The ungetmouse function behaves analogously to ungetch. It pushes a KEY_MOUSE event onto the input queue, and associates with that event the given state data and screen-relative character-cell coordinates.
The wenclose function tests whether a given pair of screen-relative character-cell coordinates is enclosed by a given window, returning TRUE if it is and FALSE otherwise. It is useful for determining what subset of the screen windows enclose the location of a mouse event.
The wmouse_trafo function transforms a given pair of coordinates from stdscr-relative coordinates to screen-relative coordinates or vice versa. Please remember, that stdscr-relative coordinates are not always identical to screen-relative coordinates due to the mechanism to reserve lines on top or bottom of the screen for other purposes (ripoff() call, see also slk_... functions). If the parameter to_screen is TRUE, the pointers pY, pX must reference the coordinates of a location inside the window win. They are converted to screen-relative coordinates and returned through the pointers. If the conversion was successful, the function returns TRUE. If one of the parameters was NULL or the location is not inside the window, FALSE is returned. If to_screen is FALSE, the pointers pY, pX must reference screen-relative coordinates. They are converted to stdscr-relative coordinates if the window win encloses this point. In this case the function returns TRUE. If one of the parameters is NULL or the point is not inside the window, FALSE is returned. Please notice, that the referenced coordinates are only replaced by the converted coordinates if the transformation was successful.
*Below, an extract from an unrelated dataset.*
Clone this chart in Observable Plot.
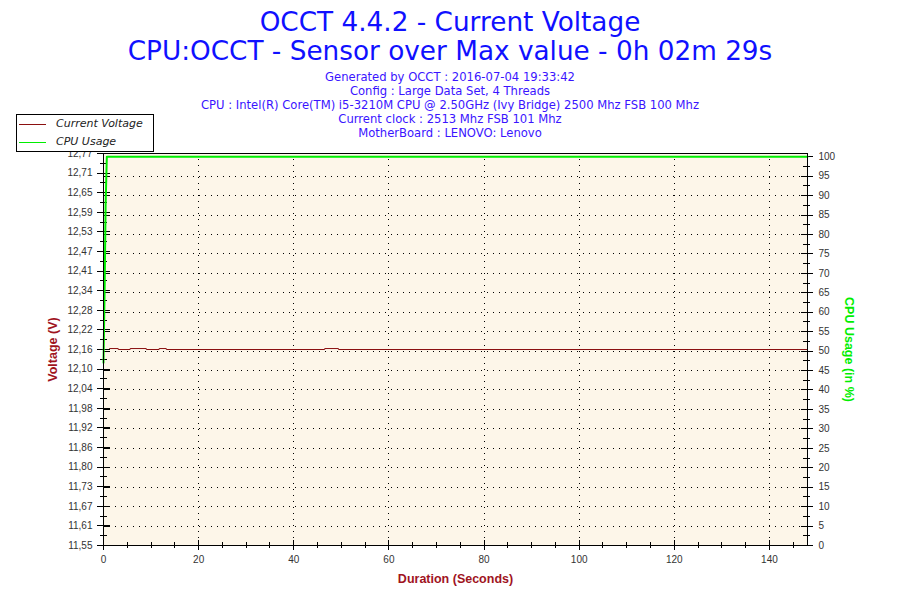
<!DOCTYPE html>
<html>
<head>
<meta charset="utf-8">
<script src="https://cdn.jsdelivr.net/npm/d3@7"></script>
<script src="https://cdn.jsdelivr.net/npm/@observablehq/plot@0.6"></script>
<style>
  html, body { margin: 0; padding: 0; background: #ffffff; }
  #wrap { position: relative; width: 900px; height: 600px; overflow: hidden; }
  #chart { position: absolute; left: 0; top: 0; }
  .t1 { position: absolute; left: 0; width: 900px; text-align: center; font-family: "DejaVu Sans", Verdana, sans-serif; font-size: 26.3px; color: #1010ff; line-height: 29px; }
  .sub { position: absolute; left: 0; width: 900px; text-align: center; font-family: "DejaVu Sans", Verdana, sans-serif; font-size: 11.6px; color: #3a14ff; line-height: 13.5px; }
  #legend { position: absolute; left: 16px; top: 114px; width: 136px; height: 36px; background: #fff; border: 1px solid #000; font-family: "DejaVu Sans", Verdana, sans-serif; font-size: 11px; font-style: italic; color: #222; }
  #legend .row { position: absolute; left: 0; height: 14px; width: 136px; }
  #legend .sw { position: absolute; left: 2px; top: 7px; width: 27px; height: 0; border-top: 1px solid; }
  #legend .lb { position: absolute; left: 39px; top: 0; line-height: 14px; }
</style>
</head>
<body>
<div id="wrap">
  <div id="chart"></div>
  <div class="t1" style="top:8px">OCCT 4.4.2 - Current Voltage</div>
  <div class="t1" style="top:37px">CPU:OCCT - Sensor over Max value - 0h 02m 29s</div>
  <div class="sub" style="top:71px">Generated by OCCT : 2016-07-04 19:33:42</div>
  <div class="sub" style="top:85px">Config : Large Data Set, 4 Threads</div>
  <div class="sub" style="top:99px">CPU : Intel(R) Core(TM) i5-3210M CPU @ 2.50GHz (Ivy Bridge) 2500 Mhz FSB 100 Mhz</div>
  <div class="sub" style="top:112.5px">Current clock : 2513 Mhz FSB 101 Mhz</div>
  <div class="sub" style="top:126.5px">MotherBoard : LENOVO: Lenovo</div>
  <div id="legend">
    <div class="row" style="top:2px"><div class="sw" style="border-color:#8b1010"></div><div class="lb">Current Voltage</div></div>
    <div class="row" style="top:20px"><div class="sw" style="border-color:#00ee00"></div><div class="lb">CPU Usage</div></div>
  </div>
</div>
<script>
// ---- data ----
const voltTime  = [1.3, 3.1, 5.6, 9.0, 11.7, 13.2, 46.5, 49.4, 148];
const voltValue = [12.163, 12.160, 12.163, 12.160, 12.163, 12.160, 12.163, 12.160, 12.160];

const cpuTime  = [0, 0.25, 0.45, 0.7, 148];
const cpuValue = [47, 67, 88, 100, 100];

const voltTickLabels = ["12,77","12,71","12,65","12,59","12,53","12,47","12,41","12,34","12,28","12,22","12,16","12,10","12,04","11,98","11,92","11,86","11,80","11,73","11,67","11,61","11,55"];
const cpuTickLabels = [0,5,10,15,20,25,30,35,40,45,50,55,60,65,70,75,80,85,90,95,100];
const xTickLabels = [0,20,40,60,80,100,120,140];
const xMinorTicks = [5,10,15,25,30,35,45,50,55,65,70,75,85,90,95,105,110,115,125,130,135,145];

// ---- scales / layout ----
const VMIN = 11.55, VMAX = 12.77, XMAX = 148;
const CPU_SPAN = 1.21; // CPU 0..100 mapped onto the voltage axis (100 sits just below top)
const cpuToV = c => VMIN + c / 100 * CPU_SPAN;
const ML = 103, MR = 93, MT = 153, MB = 55, W = 900, H = 600;
const PW = W - ML - MR, PH = H - MT - MB;
const BG = "#fdf6e9";
const RED = "#8b1010", GREEN = "#00ee00", TITLE_RED = "#a0141e";

const nV = voltTickLabels.length - 1;
const voltTicks = voltTickLabels.map((label, i) => ({v: VMAX - i * (VMAX - VMIN) / nV, label}));
const voltMinor = d3.range(nV).map(i => VMAX - (i + 0.5) * (VMAX - VMIN) / nV);
const cpuMinor = cpuTickLabels.slice(0, -1).map(c => c + 2.5);
const cpuGrid = cpuTickLabels.filter(c => c > 0 && c < 100);

const volt = voltTime.map((t, i) => ({t, v: voltValue[i]}));
const cpu = cpuTime.map((t, i) => ({t, v: cpuToV(cpuValue[i])}));

const chart = Plot.plot({
  width: W, height: H,
  marginLeft: ML, marginRight: MR, marginTop: MT, marginBottom: MB,
  x: {domain: [0, XMAX], axis: null},
  y: {domain: [VMIN, VMAX], axis: null},
  style: {fontFamily: "'Liberation Sans', Arial, sans-serif", fontSize: "10px", background: "#ffffff", overflow: "visible"},
  marks: [
    Plot.frame({fill: BG, stroke: null}),
    // grid
    Plot.ruleX(xTickLabels.filter(d => d > 0), {x: d => d, stroke: "#000", strokeDasharray: "1,5", shapeRendering: "crispEdges"}),
    Plot.ruleY(cpuGrid, {y: d => cpuToV(d), stroke: "#000", strokeDasharray: "1,5", shapeRendering: "crispEdges"}),
    // left ticks
    Plot.ruleY(voltTicks, {y: "v", insetLeft: -6, insetRight: PW - 7, stroke: "#000", shapeRendering: "crispEdges"}),
    Plot.ruleY(voltMinor, {y: d => d, insetLeft: -3, insetRight: PW - 4, stroke: "#000", shapeRendering: "crispEdges"}),
    Plot.ruleY(cpuGrid, {y: d => cpuToV(d), insetLeft: 0, insetRight: PW - 6, stroke: "#000", shapeRendering: "crispEdges"}),
    // right ticks
    Plot.ruleY(cpuTickLabels, {y: d => cpuToV(d), insetLeft: PW - 6, insetRight: -6, stroke: "#000", shapeRendering: "crispEdges"}),
    Plot.ruleY(cpuMinor, {y: d => cpuToV(d), insetLeft: PW - 4, insetRight: -3, stroke: "#000", shapeRendering: "crispEdges"}),
    // bottom ticks
    Plot.ruleX(xTickLabels, {x: d => d, insetTop: PH - 5, insetBottom: -5, stroke: "#000", shapeRendering: "crispEdges"}),
    Plot.ruleX(xMinorTicks, {x: d => d, insetTop: PH - 3, insetBottom: -3, stroke: "#000", shapeRendering: "crispEdges"}),
    // series
    Plot.line(volt, {x: "t", y: "v", curve: "step-after", stroke: RED, strokeWidth: 1}),
    Plot.line(cpu, {x: "t", y: "v", stroke: GREEN, strokeWidth: 2}),
    Plot.frame({stroke: "#000", shapeRendering: "crispEdges"}),
    // tick labels
    Plot.text(voltTicks, {y: "v", text: "label", frameAnchor: "left", textAnchor: "end", dx: -11, fill: "#333"}),
    Plot.text(cpuTickLabels, {y: d => cpuToV(d), text: d => String(d), frameAnchor: "right", textAnchor: "start", dx: 11, fill: "#333"}),
    Plot.text(xTickLabels, {x: d => d, text: d => String(d), frameAnchor: "bottom", dy: 17, fill: "#333"}),
    // axis titles
    Plot.text(["Voltage (V)"], {text: d => d, frameAnchor: "left", textAnchor: "middle", dx: -51, rotate: -90, fill: TITLE_RED, fontWeight: "bold", fontSize: 12.5}),
    Plot.text(["Duration (Seconds)"], {text: d => d, frameAnchor: "bottom", textAnchor: "middle", dy: 37, fill: TITLE_RED, fontWeight: "bold", fontSize: 12.5}),
    Plot.text(["CPU Usage (in %)"], {text: d => d, frameAnchor: "right", textAnchor: "middle", dx: 41, rotate: 90, fill: GREEN, fontWeight: "bold", fontSize: 12.5})
  ]
});
document.getElementById("chart").appendChild(chart);
</script>
</body>
</html>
The mouseinterval function sets the maximum time (in thousands of a second) that can elapse between press and release events for them to be recognized as a click. Use mouseinterval(-1) to disable click resolution. This function returns the previous interval value. The default is one sixth of a second.
Note that mouse events will be ignored when input is in cooked mode, and will cause an error beep when cooked mode is being simulated in a window by a function such as getstr that expects a linefeed for input-loop termination.